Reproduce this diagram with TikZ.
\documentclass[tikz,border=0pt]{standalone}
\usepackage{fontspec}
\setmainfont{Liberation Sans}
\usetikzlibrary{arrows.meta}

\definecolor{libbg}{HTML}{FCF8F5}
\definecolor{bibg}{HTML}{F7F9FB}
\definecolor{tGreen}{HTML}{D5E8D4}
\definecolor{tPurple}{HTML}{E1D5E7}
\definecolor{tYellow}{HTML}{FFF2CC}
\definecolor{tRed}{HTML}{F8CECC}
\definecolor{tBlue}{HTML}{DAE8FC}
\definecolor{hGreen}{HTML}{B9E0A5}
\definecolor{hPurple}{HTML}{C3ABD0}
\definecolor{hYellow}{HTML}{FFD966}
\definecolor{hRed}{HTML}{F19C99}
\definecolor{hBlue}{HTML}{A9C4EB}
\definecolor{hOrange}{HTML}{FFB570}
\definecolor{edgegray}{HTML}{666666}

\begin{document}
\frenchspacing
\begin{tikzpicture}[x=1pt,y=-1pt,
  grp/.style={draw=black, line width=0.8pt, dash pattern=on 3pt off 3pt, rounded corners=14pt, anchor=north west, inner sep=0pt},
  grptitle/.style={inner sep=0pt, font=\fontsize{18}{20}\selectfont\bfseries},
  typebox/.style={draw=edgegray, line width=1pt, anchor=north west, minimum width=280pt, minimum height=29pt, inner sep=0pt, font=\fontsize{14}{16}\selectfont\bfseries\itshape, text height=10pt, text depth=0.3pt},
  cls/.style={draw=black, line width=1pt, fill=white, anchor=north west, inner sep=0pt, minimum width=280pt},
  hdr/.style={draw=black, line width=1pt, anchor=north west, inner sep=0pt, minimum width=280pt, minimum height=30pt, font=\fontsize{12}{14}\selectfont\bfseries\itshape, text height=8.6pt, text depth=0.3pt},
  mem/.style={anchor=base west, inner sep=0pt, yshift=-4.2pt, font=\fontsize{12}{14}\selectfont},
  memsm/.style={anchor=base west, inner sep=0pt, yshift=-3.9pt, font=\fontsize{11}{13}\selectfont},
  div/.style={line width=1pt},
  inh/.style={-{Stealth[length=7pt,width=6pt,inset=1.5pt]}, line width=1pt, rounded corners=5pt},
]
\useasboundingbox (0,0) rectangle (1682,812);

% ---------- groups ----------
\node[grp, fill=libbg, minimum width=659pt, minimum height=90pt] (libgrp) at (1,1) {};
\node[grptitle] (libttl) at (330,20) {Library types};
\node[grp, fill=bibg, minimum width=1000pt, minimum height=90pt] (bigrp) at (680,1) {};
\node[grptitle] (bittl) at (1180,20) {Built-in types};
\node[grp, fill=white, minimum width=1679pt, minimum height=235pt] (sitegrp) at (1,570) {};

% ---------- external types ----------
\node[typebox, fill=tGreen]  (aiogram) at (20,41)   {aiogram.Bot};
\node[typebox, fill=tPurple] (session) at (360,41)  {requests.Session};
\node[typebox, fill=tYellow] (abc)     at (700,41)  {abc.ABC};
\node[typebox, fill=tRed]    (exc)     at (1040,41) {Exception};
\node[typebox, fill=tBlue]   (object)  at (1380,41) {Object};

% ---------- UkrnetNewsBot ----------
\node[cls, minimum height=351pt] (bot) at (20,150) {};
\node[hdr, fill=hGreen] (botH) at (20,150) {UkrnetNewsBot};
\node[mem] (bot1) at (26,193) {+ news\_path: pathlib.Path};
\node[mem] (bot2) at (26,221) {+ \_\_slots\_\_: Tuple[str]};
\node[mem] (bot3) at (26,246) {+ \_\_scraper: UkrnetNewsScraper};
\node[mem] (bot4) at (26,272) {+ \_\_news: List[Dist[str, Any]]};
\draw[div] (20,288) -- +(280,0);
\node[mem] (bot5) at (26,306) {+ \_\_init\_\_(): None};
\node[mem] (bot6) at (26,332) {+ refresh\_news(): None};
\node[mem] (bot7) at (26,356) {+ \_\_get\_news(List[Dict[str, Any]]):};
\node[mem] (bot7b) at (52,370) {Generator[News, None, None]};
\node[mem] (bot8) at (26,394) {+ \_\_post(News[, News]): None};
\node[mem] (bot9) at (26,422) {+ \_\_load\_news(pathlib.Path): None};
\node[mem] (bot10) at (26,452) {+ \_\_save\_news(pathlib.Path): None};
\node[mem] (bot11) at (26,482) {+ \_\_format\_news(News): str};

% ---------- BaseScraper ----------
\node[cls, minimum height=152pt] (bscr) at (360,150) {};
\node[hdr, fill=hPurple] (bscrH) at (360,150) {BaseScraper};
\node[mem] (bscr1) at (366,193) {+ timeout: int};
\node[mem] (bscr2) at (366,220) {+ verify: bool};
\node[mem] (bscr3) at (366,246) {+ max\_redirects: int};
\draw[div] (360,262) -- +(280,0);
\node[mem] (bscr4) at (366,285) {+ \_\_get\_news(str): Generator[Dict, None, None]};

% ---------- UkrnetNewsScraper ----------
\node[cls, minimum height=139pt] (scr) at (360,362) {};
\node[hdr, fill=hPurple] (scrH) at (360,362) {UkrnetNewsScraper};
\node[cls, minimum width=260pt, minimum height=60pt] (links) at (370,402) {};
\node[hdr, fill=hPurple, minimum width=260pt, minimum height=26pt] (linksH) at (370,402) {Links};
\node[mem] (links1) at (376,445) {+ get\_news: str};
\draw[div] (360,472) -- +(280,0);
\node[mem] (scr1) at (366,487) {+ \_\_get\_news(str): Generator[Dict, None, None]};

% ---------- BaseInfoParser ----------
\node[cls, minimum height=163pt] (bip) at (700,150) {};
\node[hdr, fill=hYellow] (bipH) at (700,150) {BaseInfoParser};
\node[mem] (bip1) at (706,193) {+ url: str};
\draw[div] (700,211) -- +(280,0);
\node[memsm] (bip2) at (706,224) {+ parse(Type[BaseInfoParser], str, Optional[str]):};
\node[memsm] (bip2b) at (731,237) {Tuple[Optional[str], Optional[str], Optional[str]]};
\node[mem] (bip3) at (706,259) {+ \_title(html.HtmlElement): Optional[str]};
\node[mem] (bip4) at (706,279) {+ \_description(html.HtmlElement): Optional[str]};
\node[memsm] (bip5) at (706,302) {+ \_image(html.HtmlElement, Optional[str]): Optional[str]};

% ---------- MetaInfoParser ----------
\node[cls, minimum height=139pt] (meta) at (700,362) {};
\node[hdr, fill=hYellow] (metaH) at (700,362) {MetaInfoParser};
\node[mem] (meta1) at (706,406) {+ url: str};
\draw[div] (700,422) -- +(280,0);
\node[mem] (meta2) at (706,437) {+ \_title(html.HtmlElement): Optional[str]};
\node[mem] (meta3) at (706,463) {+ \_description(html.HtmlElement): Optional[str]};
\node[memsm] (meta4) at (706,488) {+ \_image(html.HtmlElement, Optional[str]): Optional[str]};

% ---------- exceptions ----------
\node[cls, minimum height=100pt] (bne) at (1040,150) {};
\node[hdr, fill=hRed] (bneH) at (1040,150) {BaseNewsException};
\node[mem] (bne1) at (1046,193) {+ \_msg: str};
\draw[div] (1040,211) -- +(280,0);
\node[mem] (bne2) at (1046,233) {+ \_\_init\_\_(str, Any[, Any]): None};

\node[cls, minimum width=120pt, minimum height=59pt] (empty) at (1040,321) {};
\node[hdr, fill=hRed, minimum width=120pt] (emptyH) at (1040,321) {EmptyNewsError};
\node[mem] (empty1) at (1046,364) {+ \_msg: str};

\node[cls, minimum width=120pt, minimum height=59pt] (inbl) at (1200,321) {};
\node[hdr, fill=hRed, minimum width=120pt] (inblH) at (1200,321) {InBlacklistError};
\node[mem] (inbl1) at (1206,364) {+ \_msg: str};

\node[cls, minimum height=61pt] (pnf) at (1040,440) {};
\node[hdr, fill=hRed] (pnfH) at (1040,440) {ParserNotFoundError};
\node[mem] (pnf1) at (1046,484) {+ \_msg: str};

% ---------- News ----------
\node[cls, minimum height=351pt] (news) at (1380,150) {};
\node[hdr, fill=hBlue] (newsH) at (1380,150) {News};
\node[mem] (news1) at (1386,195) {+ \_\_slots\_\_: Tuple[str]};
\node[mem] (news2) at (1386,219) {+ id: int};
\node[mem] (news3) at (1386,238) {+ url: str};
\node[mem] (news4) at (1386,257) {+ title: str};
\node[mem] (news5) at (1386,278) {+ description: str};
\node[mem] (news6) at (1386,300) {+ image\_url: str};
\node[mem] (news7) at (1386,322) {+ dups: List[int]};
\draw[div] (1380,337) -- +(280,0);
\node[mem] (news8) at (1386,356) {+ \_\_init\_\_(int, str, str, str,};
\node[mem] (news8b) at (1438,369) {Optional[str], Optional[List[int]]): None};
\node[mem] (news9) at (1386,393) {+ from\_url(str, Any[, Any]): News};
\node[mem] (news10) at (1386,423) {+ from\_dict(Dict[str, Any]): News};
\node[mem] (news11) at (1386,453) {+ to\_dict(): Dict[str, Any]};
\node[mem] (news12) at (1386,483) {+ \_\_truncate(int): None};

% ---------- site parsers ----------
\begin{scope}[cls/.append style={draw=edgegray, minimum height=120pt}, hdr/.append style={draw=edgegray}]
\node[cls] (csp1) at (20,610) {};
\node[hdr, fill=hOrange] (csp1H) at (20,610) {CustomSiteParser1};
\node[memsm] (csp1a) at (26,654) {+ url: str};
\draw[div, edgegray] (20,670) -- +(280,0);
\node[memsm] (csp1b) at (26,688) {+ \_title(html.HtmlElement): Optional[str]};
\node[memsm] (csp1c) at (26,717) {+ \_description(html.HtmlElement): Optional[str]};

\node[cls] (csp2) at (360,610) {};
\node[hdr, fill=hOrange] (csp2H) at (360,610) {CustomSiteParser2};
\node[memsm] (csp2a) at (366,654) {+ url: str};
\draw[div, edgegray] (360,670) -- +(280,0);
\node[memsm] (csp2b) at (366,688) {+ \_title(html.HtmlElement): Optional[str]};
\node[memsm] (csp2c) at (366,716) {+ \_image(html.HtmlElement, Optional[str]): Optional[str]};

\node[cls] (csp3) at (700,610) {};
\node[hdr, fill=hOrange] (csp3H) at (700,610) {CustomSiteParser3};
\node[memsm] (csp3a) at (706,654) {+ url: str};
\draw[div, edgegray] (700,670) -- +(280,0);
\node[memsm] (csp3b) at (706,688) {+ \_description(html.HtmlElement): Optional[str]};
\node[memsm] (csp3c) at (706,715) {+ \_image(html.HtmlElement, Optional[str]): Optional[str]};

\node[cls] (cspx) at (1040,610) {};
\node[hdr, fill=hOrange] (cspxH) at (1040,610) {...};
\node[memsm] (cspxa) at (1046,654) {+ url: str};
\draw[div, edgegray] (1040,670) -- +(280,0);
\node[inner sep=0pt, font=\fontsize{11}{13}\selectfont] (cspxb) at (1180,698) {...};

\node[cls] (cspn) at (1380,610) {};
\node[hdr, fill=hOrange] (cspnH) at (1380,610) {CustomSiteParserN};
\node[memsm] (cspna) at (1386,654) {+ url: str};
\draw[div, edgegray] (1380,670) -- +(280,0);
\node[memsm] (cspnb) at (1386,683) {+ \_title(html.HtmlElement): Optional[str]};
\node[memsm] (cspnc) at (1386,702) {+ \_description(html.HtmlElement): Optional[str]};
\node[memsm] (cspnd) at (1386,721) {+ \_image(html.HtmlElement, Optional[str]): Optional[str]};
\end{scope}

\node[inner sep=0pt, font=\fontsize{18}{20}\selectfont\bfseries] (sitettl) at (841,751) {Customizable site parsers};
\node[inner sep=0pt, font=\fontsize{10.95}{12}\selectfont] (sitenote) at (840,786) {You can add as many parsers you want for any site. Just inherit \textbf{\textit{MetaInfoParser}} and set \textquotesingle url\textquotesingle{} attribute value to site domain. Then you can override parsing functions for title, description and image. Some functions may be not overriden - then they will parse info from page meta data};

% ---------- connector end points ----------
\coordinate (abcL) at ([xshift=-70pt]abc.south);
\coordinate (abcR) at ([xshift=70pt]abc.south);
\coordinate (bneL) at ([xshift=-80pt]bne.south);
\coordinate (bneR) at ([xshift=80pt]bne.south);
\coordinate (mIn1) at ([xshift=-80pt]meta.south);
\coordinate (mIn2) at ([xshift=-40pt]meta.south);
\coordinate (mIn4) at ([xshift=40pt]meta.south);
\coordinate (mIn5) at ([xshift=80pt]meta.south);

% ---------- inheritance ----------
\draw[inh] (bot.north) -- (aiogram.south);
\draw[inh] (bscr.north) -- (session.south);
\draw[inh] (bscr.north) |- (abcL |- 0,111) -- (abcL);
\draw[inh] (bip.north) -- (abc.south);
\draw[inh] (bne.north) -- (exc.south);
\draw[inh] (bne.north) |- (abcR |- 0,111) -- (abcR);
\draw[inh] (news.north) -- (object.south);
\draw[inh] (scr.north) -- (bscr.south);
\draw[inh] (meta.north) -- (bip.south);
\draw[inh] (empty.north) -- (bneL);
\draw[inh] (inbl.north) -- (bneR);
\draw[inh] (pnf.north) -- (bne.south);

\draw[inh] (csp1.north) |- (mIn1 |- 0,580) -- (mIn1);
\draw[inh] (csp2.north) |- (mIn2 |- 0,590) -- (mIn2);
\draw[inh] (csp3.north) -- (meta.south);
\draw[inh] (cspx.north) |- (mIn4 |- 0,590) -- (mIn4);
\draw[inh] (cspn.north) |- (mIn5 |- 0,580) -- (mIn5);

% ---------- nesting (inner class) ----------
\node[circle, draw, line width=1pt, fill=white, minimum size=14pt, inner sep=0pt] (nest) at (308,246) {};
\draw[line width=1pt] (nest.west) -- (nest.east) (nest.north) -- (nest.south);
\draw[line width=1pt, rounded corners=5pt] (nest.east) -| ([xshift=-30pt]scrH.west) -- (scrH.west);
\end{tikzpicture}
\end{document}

________________________

● Exercise aim
From the top of the listing above, restate each line word for word up to and including the line with "minimum width=1679pt, minimum"; add nothing else.

● Result for this exercise
Reproduce this diagram with TikZ.
\documentclass[tikz,border=0pt]{standalone}
\usepackage{fontspec}
\setmainfont{Liberation Sans}
\usetikzlibrary{arrows.meta}

\definecolor{libbg}{HTML}{FCF8F5}
\definecolor{bibg}{HTML}{F7F9FB}
\definecolor{tGreen}{HTML}{D5E8D4}
\definecolor{tPurple}{HTML}{E1D5E7}
\definecolor{tYellow}{HTML}{FFF2CC}
\definecolor{tRed}{HTML}{F8CECC}
\definecolor{tBlue}{HTML}{DAE8FC}
\definecolor{hGreen}{HTML}{B9E0A5}
\definecolor{hPurple}{HTML}{C3ABD0}
\definecolor{hYellow}{HTML}{FFD966}
\definecolor{hRed}{HTML}{F19C99}
\definecolor{hBlue}{HTML}{A9C4EB}
\definecolor{hOrange}{HTML}{FFB570}
\definecolor{edgegray}{HTML}{666666}

\begin{document}
\frenchspacing
\begin{tikzpicture}[x=1pt,y=-1pt,
  grp/.style={draw=black, line width=0.8pt, dash pattern=on 3pt off 3pt, rounded corners=14pt, anchor=north west, inner sep=0pt},
  grptitle/.style={inner sep=0pt, font=\fontsize{18}{20}\selectfont\bfseries},
  typebox/.style={draw=edgegray, line width=1pt, anchor=north west, minimum width=280pt, minimum height=29pt, inner sep=0pt, font=\fontsize{14}{16}\selectfont\bfseries\itshape, text height=10pt, text depth=0.3pt},
  cls/.style={draw=black, line width=1pt, fill=white, anchor=north west, inner sep=0pt, minimum width=280pt},
  hdr/.style={draw=black, line width=1pt, anchor=north west, inner sep=0pt, minimum width=280pt, minimum height=30pt, font=\fontsize{12}{14}\selectfont\bfseries\itshape, text height=8.6pt, text depth=0.3pt},
  mem/.style={anchor=base west, inner sep=0pt, yshift=-4.2pt, font=\fontsize{12}{14}\selectfont},
  memsm/.style={anchor=base west, inner sep=0pt, yshift=-3.9pt, font=\fontsize{11}{13}\selectfont},
  div/.style={line width=1pt},
  inh/.style={-{Stealth[length=7pt,width=6pt,inset=1.5pt]}, line width=1pt, rounded corners=5pt},
]
\useasboundingbox (0,0) rectangle (1682,812);

% ---------- groups ----------
\node[grp, fill=libbg, minimum width=659pt, minimum height=90pt] (libgrp) at (1,1) {};
\node[grptitle] (libttl) at (330,20) {Library types};
\node[grp, fill=bibg, minimum width=1000pt, minimum height=90pt] (bigrp) at (680,1) {};
\node[grptitle] (bittl) at (1180,20) {Built-in types};
\node[grp, fill=white, minimum width=1679pt, minimum height=235pt] (sitegrp) at (1,570) {};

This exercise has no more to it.